Bei Hartz IV sollte die Kanzlerin den Stillstand beenden.

Die Blockademacht des Bundesrates kann gewaltig sein. Helmut Kohl erlebte es 1997, als die Steuerreform seiner schwarz-gelben Bundesregierung scheiterte. Unter Gerhard Schröder landete nach dessen Wiederwahl 2002 sogar jedes vierte Gesetz vor dem Vermittlungsausschuss. Ein Vorhaben war seinerzeit besonders heiß umkämpft: die Hartz-Reformen im Herbst 2003. Union und FDP hatten einige Nachbesserungen an dem Entwurf der rot-grünen Bundesregierung verlangt. Nächtelang wurde verhandelt. Die damalige Oppositionsführerin hieß Angela Merkel.

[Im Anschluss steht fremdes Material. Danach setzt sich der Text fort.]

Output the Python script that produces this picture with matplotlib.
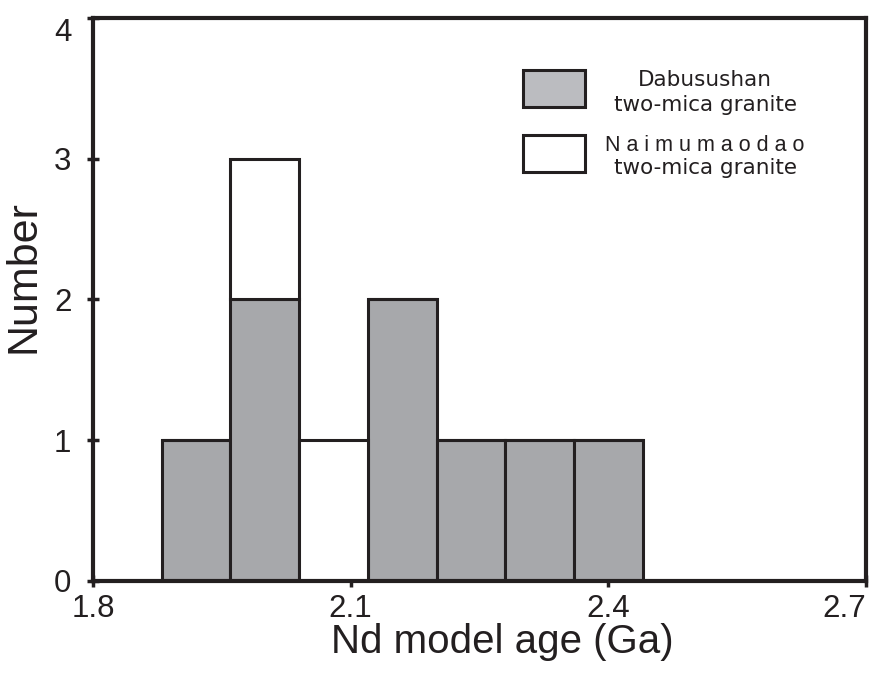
import matplotlib
matplotlib.use("Agg")
import matplotlib.pyplot as plt
from matplotlib.patches import Rectangle

plt.rcParams['font.family'] = ['Liberation Sans', 'DejaVu Sans']

# Histogram bins (left edges, Ga) and counts per pluton
bin_left = [1.88, 1.96, 2.04, 2.12, 2.20, 2.28, 2.36]
bin_width = 0.08
dabusushan = [1, 2, 0, 2, 1, 1, 1]
naimumaodao = [0, 1, 1, 0, 0, 0, 0]

x_ticks = [1.8, 2.1, 2.4, 2.7]
y_ticks = [0, 1, 2, 3, 4]

gray = '#a7a8ab'
edge = '#231f20'

fig = plt.figure(figsize=(8.74, 6.75), dpi=100)
ax = fig.add_axes([0.1064, 0.1393, 0.8844, 0.834])

ax.bar(bin_left, dabusushan, width=bin_width, align='edge',
       color=gray, edgecolor=edge, linewidth=2.2, zorder=2)
ax.bar(bin_left, naimumaodao, width=bin_width, bottom=dabusushan, align='edge',
       color='white', edgecolor=edge, linewidth=2.2, zorder=2)

ax.set_xlim(1.8, 2.7)
ax.set_ylim(0, 4)
ax.set_xticks(x_ticks)
ax.set_xticklabels([f'{v:.1f}' for v in x_ticks])
ax.set_yticks(y_ticks)

for s in ax.spines.values():
    s.set_linewidth(3)
    s.set_color(edge)
    s.set_zorder(5)

ax.tick_params(axis='both', direction='inout', width=2.5, length=9,
               color=edge, labelsize=22.5, labelcolor=edge)
ax.tick_params(axis='x', pad=5)
ax.tick_params(axis='y', pad=11)

# keep end labels inside the frame
ax.get_xticklabels()[-1].set_horizontalalignment('right')
ax.get_yticklabels()[-1].set_verticalalignment('top')

ax.set_xlabel('Nd model age (Ga)', fontsize=29, color=edge)
ax.set_ylabel('Number', fontsize=31, color=edge)
ax.xaxis.set_label_coords(0.530, -0.075)
ax.yaxis.set_label_coords(-0.064, 0.54)

# Legend drawn as boxes with centred two-line labels
ax.add_patch(Rectangle((0.556, 0.842), 0.0805, 0.0656, transform=ax.transAxes,
                       facecolor='#bbbcc0', edgecolor=edge, linewidth=2.2, zorder=6))
ax.add_patch(Rectangle((0.556, 0.7265), 0.0805, 0.0656, transform=ax.transAxes,
                       facecolor='white', edgecolor=edge, linewidth=2.2, zorder=6))

legend_lines = [
    ('Dabusushan', 0.8792, 'DejaVu Sans', 15.5),
    ('two-mica granite', 0.8348, 'DejaVu Sans', 15.5),
    ('N a i m u m a o d a o', 0.7638, 'Liberation Sans', 15.5),
    ('two-mica granite', 0.7229, 'DejaVu Sans', 15.5),
]
for txt, ypos, fam, size in legend_lines:
    ax.text(0.792, ypos, txt, transform=ax.transAxes, ha='center',
            va='baseline', fontsize=size, color=edge, family=fam)

fig.savefig('out.png', dpi=100)
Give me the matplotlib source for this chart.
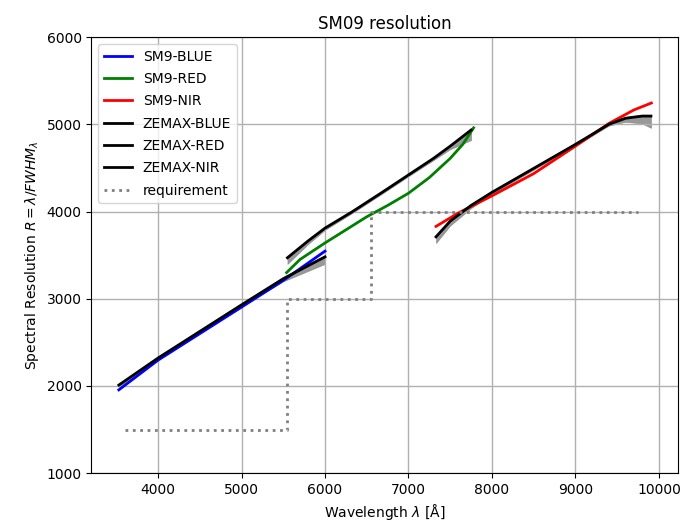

Schon allein deshalb hätte die Bundeskanzlerin es sieben Jahre später besser wissen müssen. Bereits im Vorfeld hatten SPD und Grüne die jetzt anstehende Reform der Reform massiv kritisiert. Trotzdem wurde der Gesetzesentwurf, so wie er war, von Merkels Arbeitsministerin Ursula von der Leyen in den Bundesrat geschickt und von der Opposition blockiert. Angesichts einer fehlenden Mehrheit in der Länderkammer war das keine Überraschung.

Umso blamabler ist, dass die Verhandlungen der vermittelnden Arbeitsgruppe jetzt erneut gescheitert sind. Natürlich ist es wichtig, dass über ein so umstrittenes Gesetz intensiv beraten wird. Lieber gründlich als schnell. Doch ist die Frist des Bundesverfassungsgerichts bereits um mehr als fünf Wochen überschritten und die Verhandlungspartner verheddern sich im juristischen Klein-Klein. Das Ergebnis ist Stillstand. Und Frust bei den Wählern.

Schwarz-Gelb muss gerade erst wieder lernen, was Regieren mit einer starken Opposition heißt. Fünf Jahre lang konnte sich Merkel auf bequeme Mehrheiten in beiden Kammern stützen. Seit der NRW-Wahl im Mai 2010 ist das vorbei. Sollte in 14 Tagen ein SPD-Bürgermeister ins Hamburger Rathaus einziehen, würden sich die Machtverhältnisse im Bundesrat weiter zu Merkels Ungunsten verschieben. Das taktische Kalkül der Kanzlerin wird vor neue Herausforderungen gestellt. Bei allen wichtigen Vorhaben muss sie sich nicht nur mit CSU und FDP einigen, sondern auch mit einer mächtigen Opposition. Auch wenn SPD und Grüne in den Hartz-Verhandlungen nicht alle Forderungen werden umsetzen können: Im Moment sitzen sie am längeren Hebel. Als Realpolitikerin sollte Merkel jetzt einen Schritt auf die beiden Parteien zugehen, um den Stillstand zu beenden. Damit es bei der ersten Kraftprobe nach den veränderten Machtverhältnissen nicht zu einer peinlichen Niederlage kommt.